After wintering at Fort Clatsop near the mouth of the Columbia River, the Corps of Discovery arrived back in Nez Perce country on June 10, 1806 to find their horses and other belongings in good shape. The Nez Perce not only supplied the explorers with food, but also furnished guides to lead them safely across the trail.

One reason the various tribes were so helpful to Lewis and Clark may have been their Indian companion, Sacagawea, and her infant son. This Shoshone woman, married to the French trader Toussaint Charbonneau, accompanied the Corps of Discovery from the Mandan villages to the Pacific Ocean and then came back with them.

Indians who might have suspected the explorers were on a warlike mission would have been reassured by seeing Sacagawea and her child with the soldiers. According to William Clark, "The Wife of Shabano our interpreter We find reconsiles all the Indians, as to our friendly intentions. A woman with a party of men is a token of peace."

Native People and Geographical Knowledge

Of particular benefit to the expedition was the geographical information obtained from the Indians they encountered. For example, on August 14, 1805, at a critical juncture of the expedition, Lewis wrote in his journal: "I now prevailed on the [Shoshone] Chief to instruct me with rispect to the geography of his country. this he undertook very cheerfully, by delineating the rivers on the ground." He did this, Lewis noted, by placing "a number of heeps of sand on each side which he informed me represented the vast mountains of rock eternally covered with snow which the river passed."
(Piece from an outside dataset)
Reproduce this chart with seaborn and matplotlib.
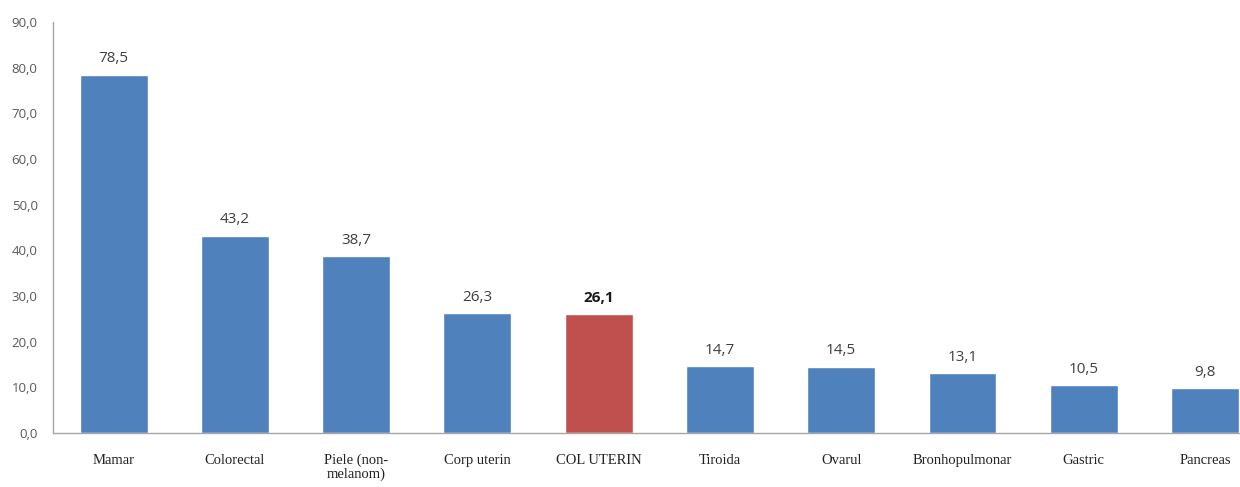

In this passage Lewis described the construction of one of the native maps that would guide the Corps of Discovery through the rugged Rocky Mountains by way of the Lolo Trail. In accomplishing this, the explorers had to forsake the relative ease of river travel for hazardous and inclement travel over snow by foot and horseback.

Lewis and Clark were not the first explorers to benefit from Indian geographical knowledge. Indeed, from the time of Captain John Smith and Samuel de Champlain, Indians assisted Europeans in the exploration of North America.

In this process, Native Americans recorded and transmitted concepts of their cultural, physical, and sacred landscapes using a variety of cartographic devices. These devices took several forms: inscribed maps drawn with charcoal on tanned animal hides or scratched in the ground on snow; raised relief maps modeled with sand, dirt, or snow; and storytelling communicated through sign language.

Sometimes those transitory maps were recorded by explorers or government officials and incorporated in printed maps, in which case Indian geographical concepts were widely disseminated. On the Nicholas King map used by Lewis and Clark on their journey, most information on the American Northwest was based on Indian information.

Indian concepts of geographical space differed from those held by Europeans and Americans. The Indian methods of measuring time, distance and direction were based on their experiences as hunters and gatherers.

Time and distance were expressed in terms of the number of nights or "sleeps" that it would take to travel from one point to another. Direction was given with reference to the location of the sun. This often led to errors of interpretation by the explorers.